Syfeには、対面での相談を希望するユーザー向けにファイナンシャルアドバイザーのチームがあるが、アローラ氏によると、Syfeの投資家のほとんどは投資判断をアプリに全面的に依存しているという。過去9ヶ月間で、Syfeはユーザーインターフェースをより直感的にすることに注力しており、チームには新しいアドバイザーを1人しか追加していない。
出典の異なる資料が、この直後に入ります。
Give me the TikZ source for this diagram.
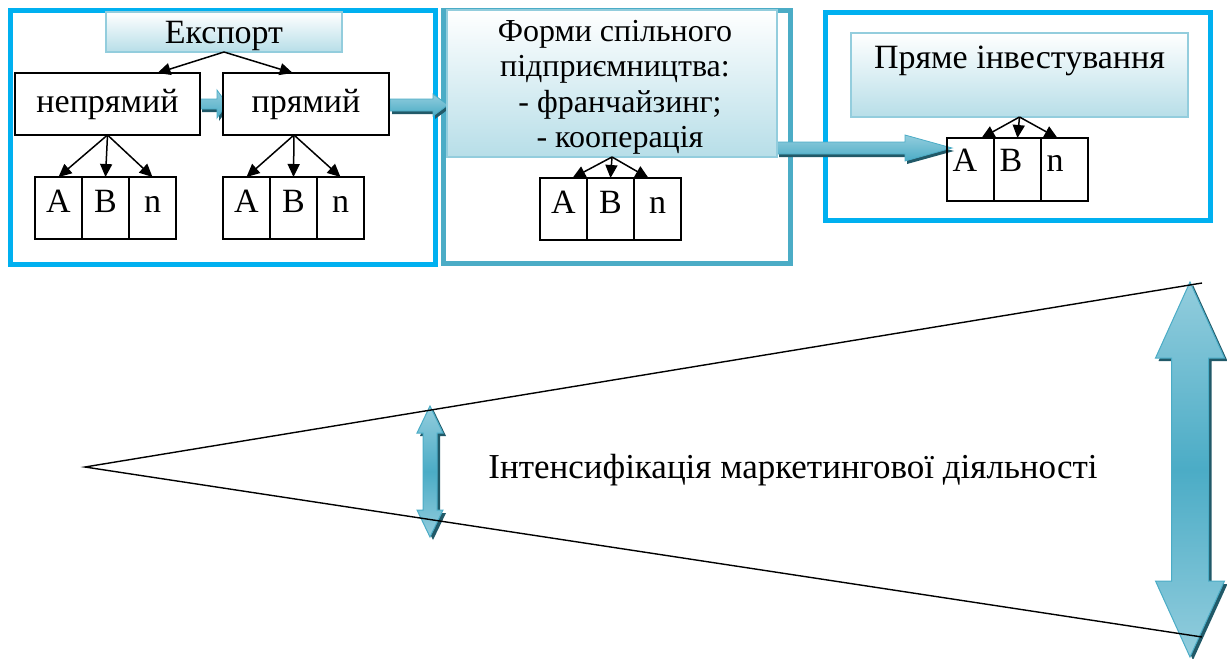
\documentclass[tikz,border=0pt]{standalone}
\usepackage{fontspec}
\setmainfont{Liberation Serif}
\usetikzlibrary{arrows.meta,calc,positioning}

\definecolor{framecyan}{HTML}{00B0F0}
\definecolor{frameteal}{HTML}{4BACC6}
\definecolor{boxedge}{HTML}{93CDDD}
\definecolor{boxfill}{HTML}{B7DEE8}
\definecolor{arrowmid}{HTML}{4BACC6}
\definecolor{arrowlight}{HTML}{93CDDD}
\definecolor{arrowdark}{HTML}{215968}

\newcommand{\lbl}{\fontsize{34}{38}\selectfont}

\tikzset{
  outerframe/.style={draw=framecyan, line width=5pt},
  titlebox/.style={draw=boxedge, line width=1.5pt, top color=white, bottom color=boxfill, font=\lbl, outer sep=0pt},
  plainbox/.style={draw, line width=1.2pt, fill=white, minimum height=62pt, font=\lbl, outer sep=0pt},
  cell/.style={draw, line width=1.2pt, minimum width=47pt, inner sep=5pt, text height=30pt, text depth=22pt, font=\lbl, outer sep=0pt},
  rcell/.style={cell, text height=28pt, text depth=25pt, align=left, text width=36pt, inner xsep=5.5pt},
  conn/.style={-{Triangle[length=13pt,width=12pt]}, line width=1.5pt},
  harrowbody/.style={draw=arrowmid, line width=0.8pt, top color=arrowlight, bottom color=arrowmid},
  varrowbody/.style={draw=arrowmid, line width=1pt, top color=arrowlight, bottom color=arrowlight, middle color=arrowmid},
  thinline/.style={line width=1.4pt}
}

% block arrow pointing right: from x, to x, y, half shaft, half head, head length
\newcommand{\blockarrowh}[6]{%
  \fill[arrowdark, shift={(2,3)}] (#1,#3-#4) -- (#2-#6,#3-#4) -- (#2-#6,#3-#5) -- (#2,#3)
    -- (#2-#6,#3+#5) -- (#2-#6,#3+#4) -- (#1,#3+#4) -- cycle;
  \path[harrowbody] (#1,#3-#4) -- (#2-#6,#3-#4) -- (#2-#6,#3-#5) -- (#2,#3)
    -- (#2-#6,#3+#5) -- (#2-#6,#3+#4) -- (#1,#3+#4) -- cycle;
}
% vertical double block arrow: x, top y, bottom y, half shaft, half head, head length
\newcommand{\blockarrowv}[6]{%
  \fill[arrowdark, shift={(3,3)}] (#1,#2) -- (#1+#5,#2+#6) -- (#1+#4,#2+#6) -- (#1+#4,#3-#6)
    -- (#1+#5,#3-#6) -- (#1,#3) -- (#1-#5,#3-#6) -- (#1-#4,#3-#6) -- (#1-#4,#2+#6)
    -- (#1-#5,#2+#6) -- cycle;
  \path[varrowbody] (#1,#2) -- (#1+#5,#2+#6) -- (#1+#4,#2+#6) -- (#1+#4,#3-#6)
    -- (#1+#5,#3-#6) -- (#1,#3) -- (#1-#5,#3-#6) -- (#1-#4,#3-#6) -- (#1-#4,#2+#6)
    -- (#1-#5,#2+#6) -- cycle;
}

\begin{document}
\begin{tikzpicture}[x=1pt,y=-1pt]
\useasboundingbox (0,0) rectangle (1227,659);

% the three stages
\draw[outerframe] (10,10) rectangle (435,264);
\draw[outerframe, draw=frameteal] (443,10) rectangle (790,263);
\draw[outerframe] (825,12) rectangle (1210,220);

% block arrows between the stages
\blockarrowh{200}{227}{104}{5}{14}{10}
\blockarrowh{390}{448}{105}{6}{11}{15}
\blockarrowh{777}{952}{148}{6}{13}{47}

% export
\node[titlebox, minimum width=236pt, minimum height=40pt, text depth=0pt] (export) at (224,32) {Експорт};
\node[plainbox, minimum width=185pt] (indirect) at (107.5,104) {непрямий};
\node[plainbox, minimum width=166pt] (direct) at (306,104) {прямий};

\node[cell] (ia) at (58.5,208) {A};
\node[cell, right=0pt of ia] (ib) {B};
\node[cell, right=0pt of ib] (ic) {n};
\node[cell] (da) at (246.5,208) {A};
\node[cell, right=0pt of da] (db) {B};
\node[cell, right=0pt of db] (dc) {n};

\draw[conn] (export.south) -- ($(indirect.north west)!0.77!(indirect.north east)$);
\draw[conn] (export.south) -- ($(direct.north west)!0.42!(direct.north east)$);
\foreach \c in {ia,ib,ic}
  \draw[conn] (indirect.south) -- (\c.north);
\foreach \c in {da,db,dc}
  \draw[conn] ($(direct.south)+(-12,0)$) -- (\c.north);

% joint ventures
\node[titlebox, minimum width=330pt, minimum height=147pt] (joint) at (612,83.5) {};
\begin{scope}
\clip (447,10) rectangle (777,157);
\node[font=\fontsize{32}{35.5}\selectfont, align=center, anchor=north, inner sep=0pt] (jointtext) at (615,20)
  {Форми спільного\\підприємництва:\\\hspace*{10pt}- франчайзинг;\\\hspace*{10pt}- кооперація};
\end{scope}
\node[cell] (ja) at (563.5,209) {A};
\node[cell, right=0pt of ja] (jb) {B};
\node[cell, right=0pt of jb] (jc) {n};
\draw[conn] (joint.south) -- ($(ja.north)+(9,0)$);
\draw[conn] (joint.south) -- (jb.north);
\draw[conn] (joint.south) -- ($(jc.north)+(-9,0)$);

% direct investment
\node[titlebox, minimum width=337pt, minimum height=84pt, text height=23pt, text depth=37pt] (invest) at (1019.5,75) {Пряме інвестування};
\node[rcell] (ra) at (970.5,169.5) {A};
\node[rcell, right=0pt of ra] (rb) {B};
\node[rcell, right=0pt of rb] (rc) {n};
\draw[conn] (invest.south) -- ($(ra.north)+(11,0)$);
\draw[conn] (invest.south) -- (rb.north);
\draw[conn] (invest.south) -- ($(rc.north)+(-7,0)$);

% intensity wedge
\node[font=\fontsize{35}{40}\selectfont] (intens) at (793,470) {Інтенсифікація маркетингової діяльності};
\blockarrowv{430}{406}{537}{7}{13}{27}
\blockarrowv{1190}{282}{657}{18.5}{34.5}{76}
\coordinate (apex) at (85,467);
\coordinate (topend) at (1202,283);
\coordinate (botend) at (1202,637);
\draw[thinline] (topend) -- (apex) -- (botend);
\end{tikzpicture}
\end{document}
「人間的なタッチはオプションですが、必須ではありません。多くの場合、サービス内容を一度理解してもらうために必要になるだけです」とアローラ氏は言います。「しかし、私たちの目標は常にテクノロジー企業であり、アプリが非常に直感的になり、18歳でも93歳でも、非常に限られたガイダンスでサービスをご利用いただけるようになることです。」
Valar Venturesの創設パートナーであるアンドリュー・マコーマック氏は、プレス声明の中で次のように述べています。「Syfeは当社にとってアジアにおける最初の投資先であり、過去数年間の急速かつ持続的な成長に感銘を受けています。アジアで急成長を遂げているマス富裕層の貯蓄・投資ニーズに応える同社の機会は依然として大きく、Syfeが今後も順調に成長を続けると確信しています。」
更新: 資金調達が米ドルで行われたことを反映するように投稿を修正しました。